→ GOAL:
Every line that holds the string "this" is to be identified and copied.

→ RECORDS FOR THE TASK:
- - -
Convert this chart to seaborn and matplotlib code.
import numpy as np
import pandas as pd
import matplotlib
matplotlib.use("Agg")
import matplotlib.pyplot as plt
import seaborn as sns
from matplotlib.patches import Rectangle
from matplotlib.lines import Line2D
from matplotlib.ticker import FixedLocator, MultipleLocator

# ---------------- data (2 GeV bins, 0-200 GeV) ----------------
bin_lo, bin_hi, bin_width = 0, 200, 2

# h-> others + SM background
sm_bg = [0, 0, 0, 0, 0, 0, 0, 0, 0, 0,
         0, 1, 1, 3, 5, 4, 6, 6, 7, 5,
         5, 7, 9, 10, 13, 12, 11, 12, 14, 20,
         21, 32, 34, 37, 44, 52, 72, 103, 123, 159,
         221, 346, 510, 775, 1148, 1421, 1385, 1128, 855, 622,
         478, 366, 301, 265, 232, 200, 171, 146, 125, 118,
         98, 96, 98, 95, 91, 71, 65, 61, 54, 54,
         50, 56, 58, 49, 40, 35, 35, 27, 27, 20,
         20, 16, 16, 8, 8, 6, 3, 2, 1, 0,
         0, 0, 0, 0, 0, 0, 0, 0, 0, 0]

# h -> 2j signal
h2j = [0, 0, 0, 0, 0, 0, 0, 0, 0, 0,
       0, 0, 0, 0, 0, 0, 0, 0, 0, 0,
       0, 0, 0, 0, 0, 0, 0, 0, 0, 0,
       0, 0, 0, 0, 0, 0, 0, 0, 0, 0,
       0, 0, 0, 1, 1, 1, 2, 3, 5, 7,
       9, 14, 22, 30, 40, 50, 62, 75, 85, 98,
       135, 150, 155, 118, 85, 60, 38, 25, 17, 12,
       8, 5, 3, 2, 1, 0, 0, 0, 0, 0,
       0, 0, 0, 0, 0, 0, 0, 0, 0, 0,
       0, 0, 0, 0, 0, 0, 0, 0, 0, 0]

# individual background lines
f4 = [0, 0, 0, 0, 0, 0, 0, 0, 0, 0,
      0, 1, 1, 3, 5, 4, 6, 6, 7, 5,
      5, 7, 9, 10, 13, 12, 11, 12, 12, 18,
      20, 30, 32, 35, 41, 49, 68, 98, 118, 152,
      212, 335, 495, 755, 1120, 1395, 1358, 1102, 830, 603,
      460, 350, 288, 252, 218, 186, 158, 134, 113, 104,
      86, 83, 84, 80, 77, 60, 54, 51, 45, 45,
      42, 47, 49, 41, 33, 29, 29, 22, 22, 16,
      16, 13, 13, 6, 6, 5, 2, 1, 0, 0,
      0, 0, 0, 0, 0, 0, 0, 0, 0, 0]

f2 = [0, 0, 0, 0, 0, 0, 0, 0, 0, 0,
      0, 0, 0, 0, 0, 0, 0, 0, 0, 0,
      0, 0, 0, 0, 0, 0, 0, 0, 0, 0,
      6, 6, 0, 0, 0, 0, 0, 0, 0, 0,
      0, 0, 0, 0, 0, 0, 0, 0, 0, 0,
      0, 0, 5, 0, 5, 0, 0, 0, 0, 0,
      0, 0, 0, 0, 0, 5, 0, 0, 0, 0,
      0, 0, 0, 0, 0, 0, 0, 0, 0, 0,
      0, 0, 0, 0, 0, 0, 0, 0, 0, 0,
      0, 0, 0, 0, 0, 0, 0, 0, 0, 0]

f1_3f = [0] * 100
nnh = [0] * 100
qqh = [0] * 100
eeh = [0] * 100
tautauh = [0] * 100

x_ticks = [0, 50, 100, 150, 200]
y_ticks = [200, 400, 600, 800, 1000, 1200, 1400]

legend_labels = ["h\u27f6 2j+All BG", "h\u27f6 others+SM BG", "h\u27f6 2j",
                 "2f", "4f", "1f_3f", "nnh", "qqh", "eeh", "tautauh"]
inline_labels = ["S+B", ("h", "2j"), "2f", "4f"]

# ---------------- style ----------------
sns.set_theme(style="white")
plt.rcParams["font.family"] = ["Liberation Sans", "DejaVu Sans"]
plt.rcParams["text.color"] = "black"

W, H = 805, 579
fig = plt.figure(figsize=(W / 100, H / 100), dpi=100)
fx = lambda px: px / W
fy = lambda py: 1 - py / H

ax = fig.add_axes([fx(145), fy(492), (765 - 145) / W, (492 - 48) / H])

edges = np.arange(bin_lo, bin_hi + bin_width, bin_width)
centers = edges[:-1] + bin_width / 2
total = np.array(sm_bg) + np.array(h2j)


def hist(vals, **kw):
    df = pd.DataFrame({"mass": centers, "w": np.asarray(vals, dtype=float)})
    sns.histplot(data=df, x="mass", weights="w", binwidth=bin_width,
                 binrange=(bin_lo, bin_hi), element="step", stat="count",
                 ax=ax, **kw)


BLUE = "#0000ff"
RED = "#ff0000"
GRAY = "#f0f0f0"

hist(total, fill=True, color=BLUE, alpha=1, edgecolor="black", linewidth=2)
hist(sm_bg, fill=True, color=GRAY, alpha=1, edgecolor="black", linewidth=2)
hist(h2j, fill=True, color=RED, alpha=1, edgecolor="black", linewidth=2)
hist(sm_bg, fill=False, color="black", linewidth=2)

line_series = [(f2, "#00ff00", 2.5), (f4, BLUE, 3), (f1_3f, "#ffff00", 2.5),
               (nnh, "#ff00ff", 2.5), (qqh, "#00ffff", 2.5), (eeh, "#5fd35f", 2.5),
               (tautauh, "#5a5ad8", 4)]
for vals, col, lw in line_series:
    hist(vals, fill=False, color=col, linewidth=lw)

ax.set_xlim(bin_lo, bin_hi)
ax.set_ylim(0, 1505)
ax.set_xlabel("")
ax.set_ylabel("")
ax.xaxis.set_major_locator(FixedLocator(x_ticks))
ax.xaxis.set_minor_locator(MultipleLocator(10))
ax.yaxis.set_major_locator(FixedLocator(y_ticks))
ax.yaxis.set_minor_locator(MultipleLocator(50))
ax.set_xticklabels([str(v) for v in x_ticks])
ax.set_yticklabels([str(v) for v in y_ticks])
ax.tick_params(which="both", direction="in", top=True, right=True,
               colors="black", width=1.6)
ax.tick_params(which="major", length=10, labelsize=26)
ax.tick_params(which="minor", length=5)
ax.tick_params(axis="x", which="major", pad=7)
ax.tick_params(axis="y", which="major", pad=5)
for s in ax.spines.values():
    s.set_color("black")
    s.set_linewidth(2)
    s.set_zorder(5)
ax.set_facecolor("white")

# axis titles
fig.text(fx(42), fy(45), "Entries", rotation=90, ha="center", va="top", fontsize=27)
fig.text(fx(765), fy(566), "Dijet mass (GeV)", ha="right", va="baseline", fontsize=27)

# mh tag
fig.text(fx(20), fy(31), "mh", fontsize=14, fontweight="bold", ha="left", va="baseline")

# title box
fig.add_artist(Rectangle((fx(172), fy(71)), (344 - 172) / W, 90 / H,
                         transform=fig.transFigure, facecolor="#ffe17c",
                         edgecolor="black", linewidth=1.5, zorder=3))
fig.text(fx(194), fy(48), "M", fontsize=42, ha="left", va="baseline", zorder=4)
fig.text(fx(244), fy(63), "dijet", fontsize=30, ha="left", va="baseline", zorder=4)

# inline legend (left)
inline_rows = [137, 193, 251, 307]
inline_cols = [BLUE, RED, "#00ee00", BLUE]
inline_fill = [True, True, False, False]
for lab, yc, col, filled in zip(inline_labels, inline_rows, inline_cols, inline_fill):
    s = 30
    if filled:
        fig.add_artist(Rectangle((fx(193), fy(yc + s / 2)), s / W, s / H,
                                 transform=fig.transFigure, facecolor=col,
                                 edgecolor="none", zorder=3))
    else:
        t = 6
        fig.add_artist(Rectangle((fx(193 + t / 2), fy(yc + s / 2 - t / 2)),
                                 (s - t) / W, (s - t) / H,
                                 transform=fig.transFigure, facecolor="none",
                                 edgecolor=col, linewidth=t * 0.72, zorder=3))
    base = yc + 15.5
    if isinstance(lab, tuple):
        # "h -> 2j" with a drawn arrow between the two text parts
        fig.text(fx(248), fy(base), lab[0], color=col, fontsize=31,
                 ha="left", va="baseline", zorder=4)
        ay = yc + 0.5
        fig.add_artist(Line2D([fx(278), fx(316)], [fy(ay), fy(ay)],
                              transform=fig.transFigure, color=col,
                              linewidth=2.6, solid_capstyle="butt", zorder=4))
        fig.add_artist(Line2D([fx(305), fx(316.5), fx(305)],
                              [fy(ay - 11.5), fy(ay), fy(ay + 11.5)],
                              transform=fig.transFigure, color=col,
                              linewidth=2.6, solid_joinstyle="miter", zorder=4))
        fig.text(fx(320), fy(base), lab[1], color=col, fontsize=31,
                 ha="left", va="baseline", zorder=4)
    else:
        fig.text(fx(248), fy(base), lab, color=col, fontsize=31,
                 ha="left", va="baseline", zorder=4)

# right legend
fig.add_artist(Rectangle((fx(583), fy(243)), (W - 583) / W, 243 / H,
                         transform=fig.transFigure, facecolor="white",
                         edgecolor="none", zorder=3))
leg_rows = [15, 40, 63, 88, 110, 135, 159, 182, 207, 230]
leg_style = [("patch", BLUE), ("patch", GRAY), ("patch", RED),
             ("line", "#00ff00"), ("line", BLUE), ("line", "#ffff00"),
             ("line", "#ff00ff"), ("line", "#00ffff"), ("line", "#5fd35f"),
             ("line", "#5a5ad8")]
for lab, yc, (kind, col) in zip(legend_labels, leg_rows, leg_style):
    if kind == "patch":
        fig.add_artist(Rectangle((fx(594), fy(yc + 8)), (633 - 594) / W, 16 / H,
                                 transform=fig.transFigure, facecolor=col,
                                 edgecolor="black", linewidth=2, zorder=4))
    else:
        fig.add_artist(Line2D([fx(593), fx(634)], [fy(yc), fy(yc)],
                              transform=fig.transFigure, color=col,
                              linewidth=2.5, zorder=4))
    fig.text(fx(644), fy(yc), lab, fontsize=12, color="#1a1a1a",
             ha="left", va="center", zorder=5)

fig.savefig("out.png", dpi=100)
- - -
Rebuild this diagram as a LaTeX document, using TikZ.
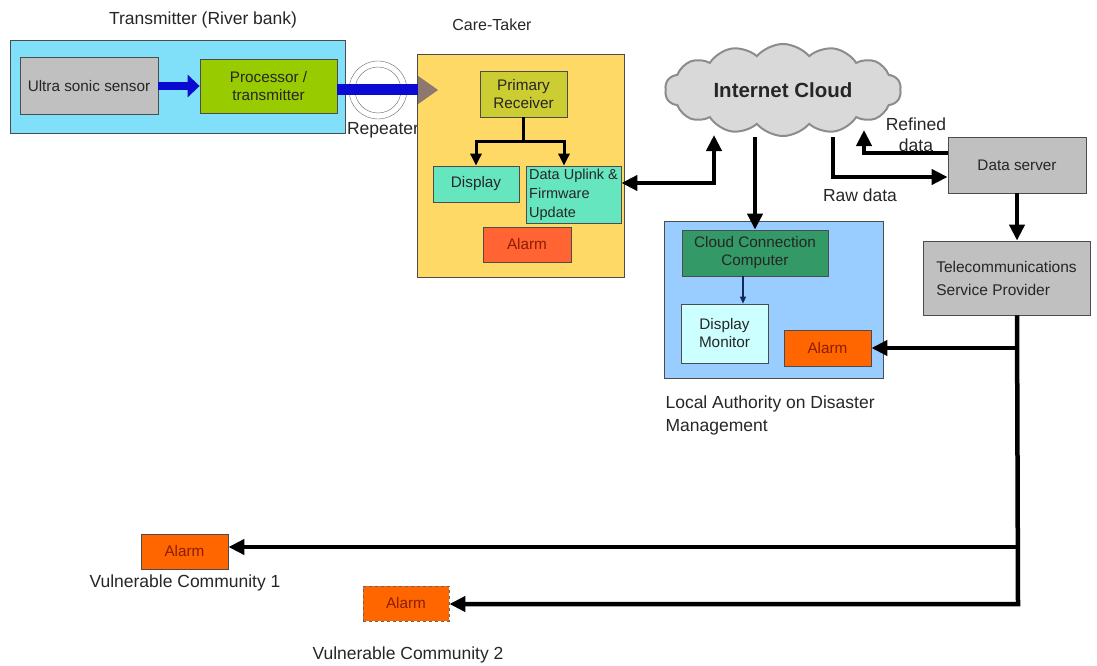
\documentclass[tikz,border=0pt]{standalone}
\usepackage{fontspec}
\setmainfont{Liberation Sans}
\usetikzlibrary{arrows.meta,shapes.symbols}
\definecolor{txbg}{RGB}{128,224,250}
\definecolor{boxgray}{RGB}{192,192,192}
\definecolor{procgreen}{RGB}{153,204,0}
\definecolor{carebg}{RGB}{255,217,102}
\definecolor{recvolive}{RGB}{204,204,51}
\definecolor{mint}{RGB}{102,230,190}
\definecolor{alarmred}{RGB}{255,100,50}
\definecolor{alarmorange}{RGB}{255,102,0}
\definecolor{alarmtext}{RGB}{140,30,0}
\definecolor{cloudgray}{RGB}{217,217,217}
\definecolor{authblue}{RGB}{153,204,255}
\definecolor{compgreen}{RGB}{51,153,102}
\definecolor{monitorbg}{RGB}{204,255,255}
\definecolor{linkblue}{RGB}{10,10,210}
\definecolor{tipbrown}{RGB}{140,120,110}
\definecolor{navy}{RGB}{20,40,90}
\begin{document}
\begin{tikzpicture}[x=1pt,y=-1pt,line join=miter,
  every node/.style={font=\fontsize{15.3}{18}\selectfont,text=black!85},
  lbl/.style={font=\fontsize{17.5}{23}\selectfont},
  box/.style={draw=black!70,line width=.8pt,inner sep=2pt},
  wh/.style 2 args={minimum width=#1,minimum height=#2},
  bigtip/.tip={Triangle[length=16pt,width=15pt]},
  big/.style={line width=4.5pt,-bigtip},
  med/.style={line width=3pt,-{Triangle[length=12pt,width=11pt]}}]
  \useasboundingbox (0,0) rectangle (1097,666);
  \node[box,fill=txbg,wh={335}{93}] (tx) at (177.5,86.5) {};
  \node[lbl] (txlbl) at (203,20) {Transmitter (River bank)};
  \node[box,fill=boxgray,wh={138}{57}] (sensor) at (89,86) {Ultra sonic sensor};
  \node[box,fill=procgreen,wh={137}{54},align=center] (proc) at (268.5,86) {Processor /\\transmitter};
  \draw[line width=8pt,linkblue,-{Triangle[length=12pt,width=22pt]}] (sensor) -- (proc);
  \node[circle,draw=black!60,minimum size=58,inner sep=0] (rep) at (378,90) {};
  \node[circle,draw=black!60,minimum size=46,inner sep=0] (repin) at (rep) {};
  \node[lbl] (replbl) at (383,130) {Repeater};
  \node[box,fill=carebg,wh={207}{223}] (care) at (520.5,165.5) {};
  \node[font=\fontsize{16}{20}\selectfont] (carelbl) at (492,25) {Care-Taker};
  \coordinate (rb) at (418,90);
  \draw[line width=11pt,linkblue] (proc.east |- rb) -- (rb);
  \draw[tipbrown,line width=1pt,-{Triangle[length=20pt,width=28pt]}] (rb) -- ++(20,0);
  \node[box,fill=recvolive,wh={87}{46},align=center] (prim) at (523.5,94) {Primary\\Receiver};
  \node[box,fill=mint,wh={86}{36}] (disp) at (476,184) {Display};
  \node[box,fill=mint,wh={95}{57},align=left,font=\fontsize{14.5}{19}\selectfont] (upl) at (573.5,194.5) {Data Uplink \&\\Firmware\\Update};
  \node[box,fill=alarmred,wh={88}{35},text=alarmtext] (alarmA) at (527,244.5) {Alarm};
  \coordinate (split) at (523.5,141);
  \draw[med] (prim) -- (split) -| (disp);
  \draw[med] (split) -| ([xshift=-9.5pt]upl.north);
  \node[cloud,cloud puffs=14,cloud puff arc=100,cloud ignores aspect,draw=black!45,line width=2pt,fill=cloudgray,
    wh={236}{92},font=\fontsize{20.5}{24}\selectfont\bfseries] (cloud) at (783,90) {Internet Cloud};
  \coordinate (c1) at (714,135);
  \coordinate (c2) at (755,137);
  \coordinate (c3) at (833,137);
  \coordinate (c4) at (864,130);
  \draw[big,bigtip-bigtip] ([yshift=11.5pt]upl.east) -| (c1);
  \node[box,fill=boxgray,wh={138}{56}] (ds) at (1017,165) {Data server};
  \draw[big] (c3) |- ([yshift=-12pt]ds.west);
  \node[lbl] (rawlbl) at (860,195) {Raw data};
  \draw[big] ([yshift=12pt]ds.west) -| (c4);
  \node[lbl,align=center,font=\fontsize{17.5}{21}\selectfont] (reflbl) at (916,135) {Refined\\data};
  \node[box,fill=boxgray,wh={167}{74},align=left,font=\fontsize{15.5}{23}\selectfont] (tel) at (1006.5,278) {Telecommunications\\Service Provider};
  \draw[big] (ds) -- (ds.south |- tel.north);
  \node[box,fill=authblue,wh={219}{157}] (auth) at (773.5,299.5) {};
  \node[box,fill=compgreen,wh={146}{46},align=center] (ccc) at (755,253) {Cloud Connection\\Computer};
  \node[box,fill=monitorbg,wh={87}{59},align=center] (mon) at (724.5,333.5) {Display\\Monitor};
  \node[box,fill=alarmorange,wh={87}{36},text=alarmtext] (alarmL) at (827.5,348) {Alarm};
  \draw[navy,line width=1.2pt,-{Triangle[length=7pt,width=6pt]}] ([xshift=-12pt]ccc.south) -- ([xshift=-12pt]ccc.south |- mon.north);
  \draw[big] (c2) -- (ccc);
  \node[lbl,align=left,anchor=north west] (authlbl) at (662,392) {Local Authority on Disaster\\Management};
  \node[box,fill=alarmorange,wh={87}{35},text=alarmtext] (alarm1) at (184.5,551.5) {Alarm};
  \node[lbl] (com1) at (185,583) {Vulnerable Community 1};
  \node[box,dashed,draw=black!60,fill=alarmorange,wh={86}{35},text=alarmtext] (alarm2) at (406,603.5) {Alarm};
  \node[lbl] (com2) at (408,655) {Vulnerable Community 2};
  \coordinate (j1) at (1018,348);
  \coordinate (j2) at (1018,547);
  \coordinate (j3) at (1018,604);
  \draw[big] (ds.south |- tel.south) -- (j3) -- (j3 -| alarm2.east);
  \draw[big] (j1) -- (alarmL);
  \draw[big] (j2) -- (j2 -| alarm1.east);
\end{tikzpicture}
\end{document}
- - -
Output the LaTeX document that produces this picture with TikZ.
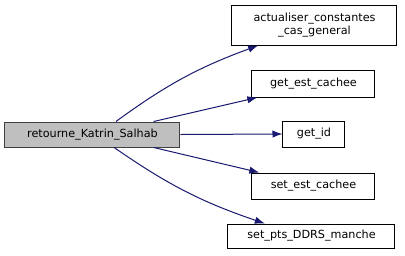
- - -
→ TASK SOLUTION:
Convert this chart to seaborn and matplotlib code.
Rebuild this diagram as a LaTeX document, using TikZ.
Output the LaTeX document that produces this picture with TikZ.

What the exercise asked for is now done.